** begin ITEMS **

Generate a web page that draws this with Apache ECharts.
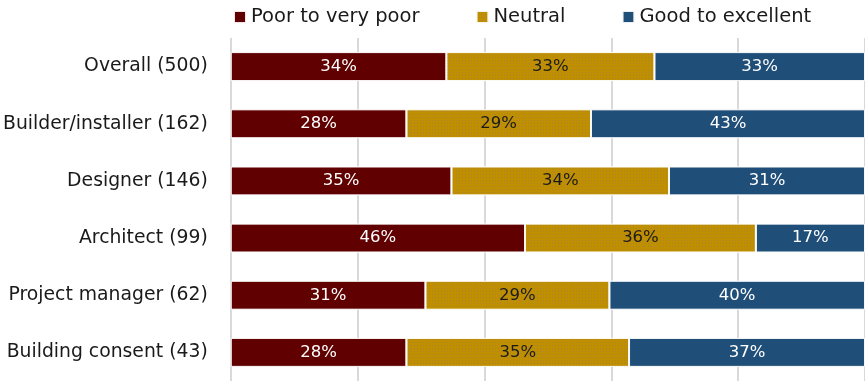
<!DOCTYPE html>
<html>
<head>
<meta charset="utf-8">
<script src="https://cdn.jsdelivr.net/npm/echarts@6/dist/echarts.min.js"></script>
<style>
  html, body { margin: 0; padding: 0; background: #fff; }
  #chart { width: 865px; height: 381px; }
</style>
</head>
<body>
<div id="chart"></div>
<script>
const categories = [
  'Overall (500)',
  'Builder/installer (162)',
  'Designer (146)',
  'Architect (99)',
  'Project manager (62)',
  'Building consent (43)',
];
const seriesNames = ['Poor to very poor', 'Neutral', 'Good to excellent'];
const poor = [34.0, 27.7, 34.8, 46.4, 30.7, 27.7];
const neutral = [32.8, 29.1, 34.3, 36.4, 29.0, 35.1];
const good = [33.2, 43.2, 30.9, 17.2, 40.3, 37.2];

const FONT = 'DejaVu Sans';
const colors = ['#600000', '#bf8f00', '#1f4e79'];
const labelColors = ['#ffffff', '#1a1a1a', '#ffffff'];

const chart = echarts.init(document.getElementById('chart'));

const makeSeries = (name, data, idx) => ({
  name,
  type: 'bar',
  stack: 'total',
  data,
  barWidth: 29,
  itemStyle: {
    color: colors[idx],
    borderColor: 'rgba(255,255,255,0.7)',
    borderWidth: 1,
    // 中性项带点状纹理
    decal: idx === 1
      ? { symbol: 'rect', symbolSize: 0.8, color: 'rgba(130,120,130,0.45)', dashArrayX: [1, 2], dashArrayY: [1, 2] }
      : { symbol: 'none' },
  },
  label: {
    show: true,
    position: 'inside',
    color: labelColors[idx],
    fontFamily: FONT,
    fontSize: 16.5,
    formatter: (p) => Math.round(p.value) + '%',
  },
});

chart.setOption({
  animation: false,
  aria: { enabled: true, decal: { show: true } },
  legend: {
    top: 2,
    left: 228,
    itemWidth: 12,
    itemHeight: 12,
    itemGap: 56,
    icon: 'rect',
    textStyle: { fontFamily: FONT, fontSize: 19.5, color: '#1a1a1a' },
    data: seriesNames,
  },
  grid: { left: 230, right: 0, top: 38, height: 346, containLabel: false },
  xAxis: {
    type: 'value',
    min: 0,
    max: 100,
    interval: 20,
    axisLabel: { show: false },
    axisLine: { show: false },
    axisTick: { show: false },
    splitLine: { show: true, lineStyle: { color: '#d9d9d9', width: 2 } },
  },
  yAxis: {
    type: 'category',
    inverse: true,
    data: categories,
    axisLine: { show: false },
    axisTick: { show: false },
    axisLabel: { fontFamily: FONT, fontSize: 18.8, color: '#1a1a1a', margin: 23 },
  },
  series: [
    makeSeries(seriesNames[0], poor, 0),
    makeSeries(seriesNames[1], neutral, 1),
    makeSeries(seriesNames[2], good, 2),
  ],
});
</script>
</body>
</html>
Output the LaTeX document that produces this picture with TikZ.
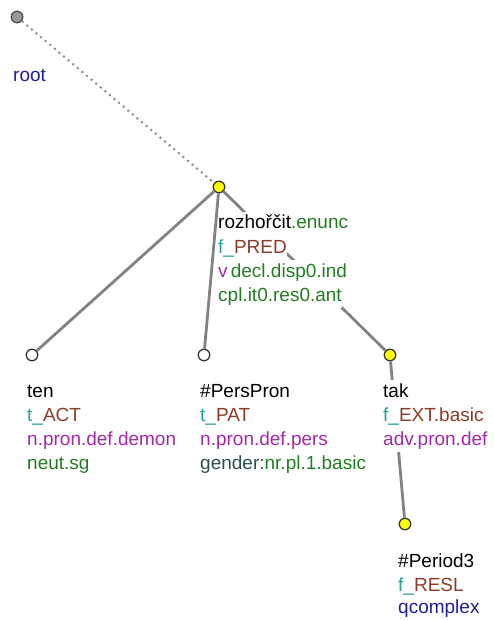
\documentclass[tikz,border=0pt]{standalone}
\usepackage{fontspec}
\setmainfont{Liberation Sans}
\usepackage{tikz}
\usetikzlibrary{positioning,calc}
\usepackage{xcolor}
\definecolor{tfa}{RGB}{32,160,160}
\definecolor{fnc}{RGB}{140,60,40}
\definecolor{sem}{RGB}{165,40,170}
\definecolor{gram}{RGB}{35,125,35}
\definecolor{gkey}{RGB}{47,79,79}
\definecolor{nty}{RGB}{30,30,160}
\definecolor{edgegray}{RGB}{130,130,130}
\definecolor{ndyellow}{RGB}{255,255,0}

\begin{document}
\begin{tikzpicture}[
    x=1pt, y=-1pt,
    nd/.style={circle, draw=black!80, line width=1.3pt, fill=white,
               minimum size=11.5pt, inner sep=0pt},
    ndy/.style={nd, fill=ndyellow},
    ndr/.style={nd, fill=black!40, draw=black!70},
    edg/.style={draw=edgegray, line width=2.8pt},
    lbl/.style={fill=white, inner xsep=0pt, inner ysep=0pt, anchor=base west,
                text height=17pt, text depth=7pt,
                font=\fontsize{19}{24}\selectfont}
  ]
  \path[use as bounding box] (0,0) rectangle (493,620);

  % --- nodes ---
  \node[ndr] (root) at (17,17) {};
  \node[ndy] (rozh) at (219,187) {};
  \node[nd]  (ten) at (32,355) {};
  \node[nd]  (pers) at (204,355) {};
  \node[ndy] (tak) at (390,355) {};
  \node[ndy] (period) at (405,524) {};

  % --- edges ---
  \draw[black!45, line width=2pt, dash pattern=on 2pt off 4pt] (root) -- (rozh);
  \draw[edg] (rozh) -- (ten);
  \draw[edg] (rozh) -- (pers);
  \draw[edg] (rozh) -- (tak);
  \draw[edg] (tak) -- (period);

  % --- labels ---
  \node[lbl] (rootB) at (13,82) {\textcolor{nty}{root}};

  \node[lbl] (rozhA) at (218,229) {rozhořčit\textcolor{gram}{.enunc}};
  \node[lbl] (rozhB) at (218,253) {\textcolor{tfa}{f\_}\textcolor{fnc}{PRED}};
  \node[lbl] (rozhC) at (218,277) {\textcolor{sem}{v}\,\textcolor{gram}{decl.disp0.ind}};
  \node[lbl] (rozhD) at (218,301) {\textcolor{gram}{cpl.it0.res0.ant}};

  \node[lbl] (tenA) at (27,397) {ten};
  \node[lbl] (tenB) at (27,421) {\textcolor{tfa}{t\_}\textcolor{fnc}{ACT}};
  \node[lbl] (tenC) at (27,445) {\textcolor{sem}{n.pron.def.demon}};
  \node[lbl] (tenD) at (27,469) {\textcolor{gram}{neut.sg}};

  \node[lbl] (persA) at (200,397) {\#PersPron};
  \node[lbl] (persB) at (200,421) {\textcolor{tfa}{t\_}\textcolor{fnc}{PAT}};
  \node[lbl] (persC) at (200,445) {\textcolor{sem}{n.pron.def.pers}};
  \node[lbl] (persD) at (200,469) {\textcolor{gkey}{gender:}\textcolor{gram}{nr.pl.1.basic}};

  \node[lbl] (takA) at (383,397) {tak};
  \node[lbl] (takB) at (383,421) {\textcolor{tfa}{f\_}\textcolor{fnc}{EXT.basic}};
  \node[lbl] (takC) at (383,445) {\textcolor{sem}{adv.pron.def}};

  \node[lbl] (periodA) at (398,567) {\#Period3};
  \node[lbl] (periodB) at (398,591) {\textcolor{tfa}{f\_}\textcolor{fnc}{RESL}};
  \node[lbl] (periodC) at (398,613) {\textcolor{nty}{qcomplex}};
\end{tikzpicture}
\end{document}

** end ITEMS **

- [OBJECTIVE] Give the lines above again exactly, from the one containing "Output the LaTeX" to the one containing "(0,0) rectangle (493,620);", both included, but leave out the pictures.

- [EXPECTED ANSWER]
Output the LaTeX document that produces this picture with TikZ.
\documentclass[tikz,border=0pt]{standalone}
\usepackage{fontspec}
\setmainfont{Liberation Sans}
\usepackage{tikz}
\usetikzlibrary{positioning,calc}
\usepackage{xcolor}
\definecolor{tfa}{RGB}{32,160,160}
\definecolor{fnc}{RGB}{140,60,40}
\definecolor{sem}{RGB}{165,40,170}
\definecolor{gram}{RGB}{35,125,35}
\definecolor{gkey}{RGB}{47,79,79}
\definecolor{nty}{RGB}{30,30,160}
\definecolor{edgegray}{RGB}{130,130,130}
\definecolor{ndyellow}{RGB}{255,255,0}

\begin{document}
\begin{tikzpicture}[
    x=1pt, y=-1pt,
    nd/.style={circle, draw=black!80, line width=1.3pt, fill=white,
               minimum size=11.5pt, inner sep=0pt},
    ndy/.style={nd, fill=ndyellow},
    ndr/.style={nd, fill=black!40, draw=black!70},
    edg/.style={draw=edgegray, line width=2.8pt},
    lbl/.style={fill=white, inner xsep=0pt, inner ysep=0pt, anchor=base west,
                text height=17pt, text depth=7pt,
                font=\fontsize{19}{24}\selectfont}
  ]
  \path[use as bounding box] (0,0) rectangle (493,620);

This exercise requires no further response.